In our opinion, the decision of the Court of Appeal in this case clearly and simply establishes that non-executive directors are not employees.

Who is an Employee?

Section 16 of the ITF Act defines the term 'employees' as:

"all persons whether or not they are Nigerians, employed in any establishment in return for salary, wages or other considerations and whether employed full- time or part time and includes temporary employees who work for periods of not less than thirty days" (Emphasis ours)

Additionally, the Blacks Law Dictionary 8th Edition at page 564, defines an employee as:

"A person who works in the service of another person (the employer) under an express or implied contract of hire, under which the employer has the right to control the details of work performance". (Emphasis ours),

Interestingly, the Employees Compensation Act 2010 and the National Industrial Court Act 2006 also contain similar definitions of the term 'employee' to the effect that they are persons employed under a written or oral contract of employment.

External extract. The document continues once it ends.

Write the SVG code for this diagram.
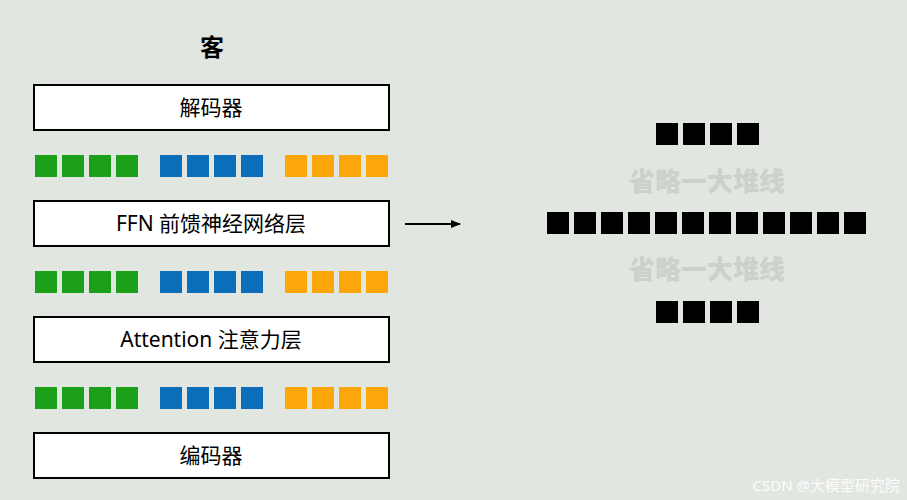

Based on the above pronouncement by the Court of Appeal and the combined definitions of the term 'employee' referred to above, it is clear that non-executive directors of a company are not employees of the company and any payments to them do not come within the scope of "payroll" as contemplated by the ITF Act. Consequently, it would be unlawful for the ITF to demand for the statutory contributions from the fees and allowances due to non-executive directors.

Conclusion

The rationale behind the charges and contributions such as that established under the ITF Act may be noble. However, as a famous saying goes "where there is overzealousness without knowledge, fallibility would abound". Therefore, government agencies such as the ITF must act circumspectly by studying and understanding the enactments that provide for these charges and contributions before zealously making demands in respect of the same. The agencies must levy the charges and contributions in accordance with the provisions of the law or risk truncating the entire essence of the enactments that establish those charges and contributions.

Footnotes

1 Please note that Salami J.C.A.'s reference to 'second tier of directors' was to non-executive directors.

2 Whilst the Supreme Court overturned the ultimate decision reached by the Court of Appeal in this case, the Supreme Court's decision did not affect the distinction made by the Court of Appeal between executive and non-executive directors.

The content of this article is intended to provide a general guide to the subject matter. Specialist advice should be sought about your specific circumstances.